> Short exercise
Repeat the material exactly from its first line to the line that includes "import plotly.graph_objects as go". Skip pictures.

[Lines of data]

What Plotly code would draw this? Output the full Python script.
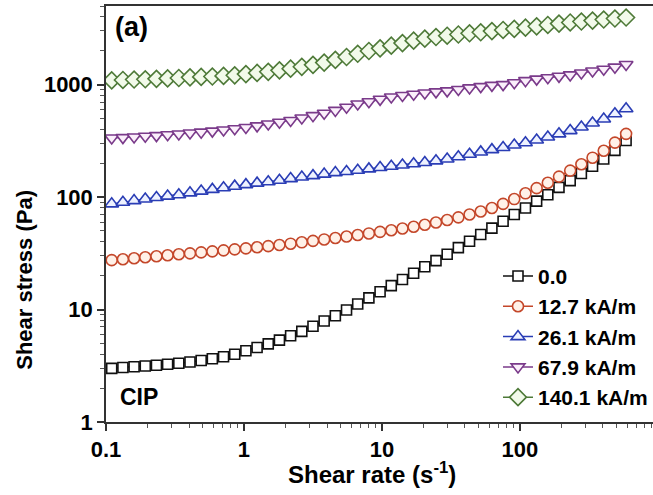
import plotly.graph_objects as go

shear_rate = [0.110, 0.1326, 0.1598, 0.1926, 0.2321, 0.2797, 0.3371, 0.4063, 0.4896, 0.5901,
              0.7112, 0.8571, 1.033, 1.245, 1.500, 1.808, 2.179, 2.626, 3.165, 3.814,
              4.597, 5.540, 6.677, 8.047, 9.698, 11.69, 14.09, 16.98, 20.46, 24.66,
              29.72, 35.82, 43.17, 52.03, 62.70, 75.57, 91.08, 109.8, 132.3, 159.4,
              192.1, 231.6, 279.1, 336.3, 405.4, 488.6, 588.8]

stress_0 = [3.00, 3.05, 3.10, 3.15, 3.20, 3.26, 3.33, 3.42, 3.52, 3.65,
            3.80, 4.00, 4.30, 4.60, 4.95, 5.35, 5.85, 6.40, 7.10, 7.90,
            8.80, 9.90, 11.2, 12.7, 14.4, 16.3, 18.5, 21.0, 24.0, 27.2,
            31.0, 35.5, 40.5, 46.5, 53.0, 61.0, 70.0, 80.0, 92.0, 105,
            122, 140, 162, 188, 218, 260, 318]
stress_12 = [27.5, 28.0, 28.6, 29.2, 29.8, 30.4, 31.0, 31.6, 32.2, 32.9,
             33.6, 34.3, 35.0, 35.8, 36.6, 37.5, 38.5, 39.6, 40.8, 42.0,
             43.3, 44.6, 46.0, 47.5, 49.0, 50.7, 52.5, 54.5, 56.8, 59.4,
             62.5, 66.0, 70.0, 74.5, 80.0, 87.0, 96.0, 108, 120, 134,
             152, 172, 196, 224, 258, 305, 365]
stress_26 = [87, 90, 93, 96, 99, 102, 105, 109, 113, 117,
             121, 125, 129, 133, 137, 141, 146, 151, 155, 160,
             165, 169, 173, 178, 183, 188, 193, 198, 203, 210,
             218, 228, 240, 252, 264, 276, 290, 304, 322, 342,
             365, 390, 420, 455, 495, 550, 610]
stress_67 = [335, 338, 342, 347, 352, 358, 364, 371, 378, 386,
             395, 405, 416, 430, 446, 463, 480, 505, 530, 557,
             590, 630, 672, 705, 740, 775, 800, 822, 842, 862,
             880, 905, 935, 960, 985, 1000, 1040, 1085, 1120, 1150,
             1185, 1220, 1270, 1320, 1370, 1430, 1510]
stress_140 = [1090, 1100, 1110, 1115, 1125, 1135, 1145, 1160, 1170, 1180,
              1195, 1210, 1240, 1270, 1300, 1340, 1385, 1440, 1500, 1570,
              1660, 1760, 1880, 1990, 2100, 2220, 2340, 2460, 2560, 2650,
              2720, 2790, 2860, 2920, 2990, 3060, 3130, 3210, 3300, 3390,
              3490, 3570, 3640, 3710, 3790, 3870, 3950]

series_names = ["0.0", "12.7 kA/m", "26.1 kA/m", "67.9 kA/m", "140.1 kA/m"]
series_values = [stress_0, stress_12, stress_26, stress_67, stress_140]

x_tickvals = [0.1, 1, 10, 100]
x_ticktext = ["0.1", "1", "10", "100"]
y_tickvals = [1, 10, 100, 1000]
y_ticktext = ["1", "10", "100", "1000"]

styles = [
    dict(color="#111111", fill="#ffffff", symbol="square", size=10),
    dict(color="#C4472A", fill="#FFF1E8", symbol="circle", size=11),
    dict(color="#2A3DB5", fill="#EEF2FF", symbol="triangle-up", size=12),
    dict(color="#7A3A8A", fill="#FBEFFB", symbol="triangle-down", size=12),
    dict(color="#4E7A38", fill="#F2FAEA", symbol="diamond", size=13),
]

FONT = "Liberation Sans, Arial, sans-serif"

fig = go.Figure()
for name, vals, st in zip(series_names, series_values, styles):
    fig.add_trace(go.Scatter(
        x=shear_rate, y=vals, name=name, mode="lines+markers",
        line=dict(color=st["color"], width=1.5),
        marker=dict(symbol=st["symbol"], size=st["size"], color=st["fill"],
                    line=dict(color=st["color"], width=1.6)),
    ))

axis_common = dict(
    type="log", showgrid=False, zeroline=False,
    showline=True, linecolor="#333333", linewidth=1.5,
    ticks="outside", ticklen=7, tickwidth=1.5, tickcolor="#333333",
    tickfont=dict(family=FONT, size=22, color="black", weight="bold"),
    minor=dict(ticks="outside", ticklen=4, tickwidth=1, tickcolor="#555555", dtick="D1", showgrid=False),
)

fig.update_xaxes(**axis_common, range=[-1, 2.965], tickvals=x_tickvals, ticktext=x_ticktext, mirror=True)
fig.update_yaxes(**axis_common, range=[0, 3.699], tickvals=y_tickvals, ticktext=y_ticktext, mirror=False)

fig.update_layout(
    width=653, height=495,
    margin=dict(l=106, r=0, t=6, b=73),
    paper_bgcolor="white", plot_bgcolor="white",
    showlegend=True,
    legend=dict(x=1.0, xanchor="right", y=0.01, yanchor="bottom",
                bgcolor="rgba(0,0,0,0)",
                font=dict(family=FONT, size=21, color="black", weight="bold"),
                itemwidth=30, tracegroupgap=0),
    annotations=[
        dict(text="<b>Shear rate (s<sup>-1</sup>)</b>", x=0.486, y=0, xref="paper", yref="paper",
             xanchor="center", yanchor="top", yshift=-34, showarrow=False,
             font=dict(family=FONT, size=24, color="black")),
        dict(text="<b>Shear stress (Pa)</b>", x=-0.148, y=0.342, xref="paper", yref="paper",
             xanchor="center", yanchor="middle", textangle=-90, showarrow=False,
             font=dict(family=FONT, size=22, color="black")),
        dict(text="<b>(a)</b>", x=0.012, y=0.99, xref="paper", yref="paper",
             xanchor="left", yanchor="top", showarrow=False,
             font=dict(family=FONT, size=27, color="black")),
        dict(text="<b>CIP</b>", x=0.022, y=0.025, xref="paper", yref="paper",
             xanchor="left", yanchor="bottom", showarrow=False,
             font=dict(family=FONT, size=23, color="black")),
    ],
)

fig.write_html("out.html")
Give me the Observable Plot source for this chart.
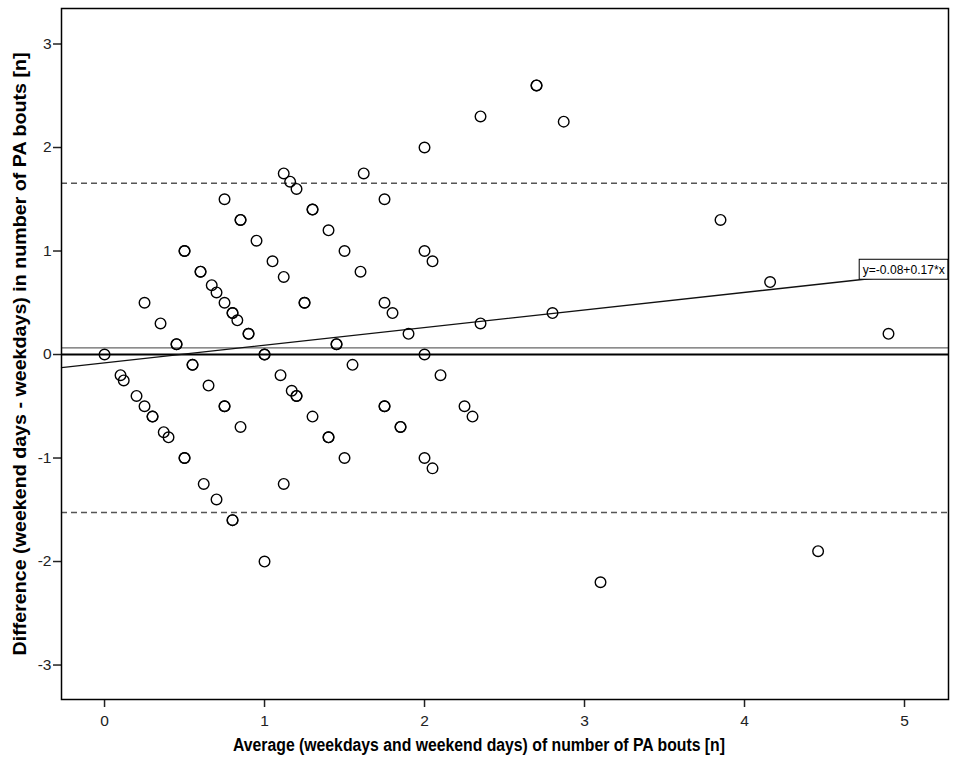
<!DOCTYPE html>
<html>
<head>
<meta charset="utf-8">
<script src="https://cdn.jsdelivr.net/npm/d3@7"></script>
<script src="https://cdn.jsdelivr.net/npm/@observablehq/plot@0.6"></script>
<style>
  html, body { margin: 0; padding: 0; background: #fff; }
  #chart svg { display: block; }
</style>
</head>
<body>
<div id="chart"></div>
<script>
// Bland-Altman data: average (x) vs difference (y); repeated pairs are overlapping observations
const avgValues = [
  0, 0.1, 0.12, 0.2, 0.25, 0.3, 0.3, 0.37, 0.4, 0.5, 0.5,
  0.25, 0.35, 0.45, 0.45, 0.55, 0.55, 0.65, 0.75, 0.75, 0.85,
  0.62, 0.7, 0.8, 0.8, 1.0,
  0.5, 0.5, 0.6, 0.6, 0.67, 0.7, 0.75, 0.8, 0.8, 0.83, 0.9, 0.9, 1.0, 1.0,
  0.75, 0.85, 0.85, 0.95, 1.05, 1.12, 1.25, 1.25,
  1.1, 1.17, 1.2, 1.2, 1.3, 1.4, 1.4, 1.5, 1.12,
  1.12, 1.16, 1.2, 1.3, 1.3, 1.4, 1.5, 1.6,
  1.45, 1.45, 1.55, 1.75, 1.75, 1.85, 1.85,
  1.62, 1.75, 1.75, 1.8, 1.9, 2.0, 2.1, 2.25, 2.3, 2.0, 2.05,
  2.0, 2.0, 2.05, 2.35, 2.35, 2.7, 2.7, 2.87, 2.8,
  3.1, 3.85, 4.16, 4.9, 4.46
];
const diffValues = [
  0, -0.2, -0.25, -0.4, -0.5, -0.6, -0.6, -0.75, -0.8, -1.0, -1.0,
  0.5, 0.3, 0.1, 0.1, -0.1, -0.1, -0.3, -0.5, -0.5, -0.7,
  -1.25, -1.4, -1.6, -1.6, -2.0,
  1.0, 1.0, 0.8, 0.8, 0.67, 0.6, 0.5, 0.4, 0.4, 0.33, 0.2, 0.2, 0.0, 0.0,
  1.5, 1.3, 1.3, 1.1, 0.9, 0.75, 0.5, 0.5,
  -0.2, -0.35, -0.4, -0.4, -0.6, -0.8, -0.8, -1.0, -1.25,
  1.75, 1.67, 1.6, 1.4, 1.4, 1.2, 1.0, 0.8,
  0.1, 0.1, -0.1, -0.5, -0.5, -0.7, -0.7,
  1.75, 1.5, 0.5, 0.4, 0.2, 0.0, -0.2, -0.5, -0.6, -1.0, -1.1,
  2.0, 1.0, 0.9, 2.3, 0.3, 2.6, 2.6, 2.25, 0.4,
  -2.2, 1.3, 0.7, 0.2, -1.9
];

const meanDiff = 0.064;
const upperLoA = 1.655;
const lowerLoA = -1.527;
const fitIntercept = -0.08;
const fitSlope = 0.17;
const fitLabel = "y=-0.08+0.17*x";
const fitLabelAt = 4.72;

const xTicks = [0, 1, 2, 3, 4, 5];
const yTicks = [-3, -2, -1, 0, 1, 2, 3];
const xDomain = [-0.269, 5.275];
const yDomain = [-3.333, 3.343];

const xTitle = "Average (weekdays and weekend days) of number of PA bouts [n]";
const yTitle = "Difference (weekend days - weekdays) in number of PA bouts [n]";

const points = avgValues.map((x, i) => ({x, y: diffValues[i]}));
const fit = x => fitIntercept + fitSlope * x;
const fitLine = xDomain.map(x => ({x, y: fit(x)}));
const labelY1 = fit(fitLabelAt);
const labelY2 = labelY1 + 0.193;

const chart = Plot.plot({
  width: 957,
  height: 769,
  marginLeft: 61,
  marginRight: 9,
  marginTop: 8,
  marginBottom: 70,
  style: {fontFamily: "'Liberation Sans', Arial, sans-serif", background: "#fff"},
  x: {domain: xDomain, ticks: xTicks, tickFormat: d => String(d), label: null},
  y: {domain: yDomain, ticks: yTicks, tickFormat: d => String(d), label: null},
  marks: [
    Plot.axisX({ticks: xTicks, tickFormat: d => String(d), tickSize: 8, tickPadding: 7, fontSize: 15.5, color: "#222", strokeWidth: 1.5, label: null}),
    Plot.axisY({ticks: yTicks, tickFormat: d => String(d), tickSize: 8, tickPadding: 2, fontSize: 15.5, color: "#222", strokeWidth: 1.5, label: null}),
    Plot.ruleY([upperLoA, lowerLoA], {stroke: "#555", strokeWidth: 1.5, strokeDasharray: "6,4"}),
    Plot.ruleY([meanDiff], {stroke: "#666", strokeWidth: 1.3}),
    Plot.ruleY([0], {stroke: "#000", strokeWidth: 2}),
    Plot.line(fitLine, {x: "x", y: "y", stroke: "#111", strokeWidth: 1.3}),
    Plot.dot(points, {x: "x", y: "y", r: 5.3, stroke: "#000", strokeWidth: 1.4, fill: "none"}),
    Plot.rect([{x1: fitLabelAt, x2: xDomain[1], y1: labelY1, y2: labelY2}],
      {x1: "x1", x2: "x2", y1: "y1", y2: "y2", fill: "#fff", stroke: "#000", strokeWidth: 1, inset: 0}),
    Plot.text([{x: fitLabelAt, y: (labelY1 + labelY2) / 2}],
      {x: "x", y: "y", text: () => fitLabel, textAnchor: "start", dx: 3, fontSize: 12.5, fill: "#000"}),
    Plot.frame({stroke: "#000", strokeWidth: 1.5}),
    Plot.text([xTitle], {frameAnchor: "bottom", text: d => d, dx: -26, dy: 51, fontSize: 17.5, fontWeight: "bold", fill: "#000"}),
    Plot.text([yTitle], {frameAnchor: "left", text: d => d, textAnchor: "middle", rotate: -90, dx: -41, fontSize: 17.5, fontWeight: "bold", fill: "#000"})
  ]
});
// match the narrower title widths of the original
const fitWidths = new Map([[xTitle, 492], [yTitle, 603], [fitLabel, 82]]);
d3.select(chart).selectAll("text").each(function () {
  const w = fitWidths.get(this.textContent);
  if (w) d3.select(this).attr("textLength", w).attr("lengthAdjust", "spacingAndGlyphs");
});
document.getElementById("chart").append(chart);
</script>
</body>
</html>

> Result
What Plotly code would draw this? Output the full Python script.
import plotly.graph_objects as go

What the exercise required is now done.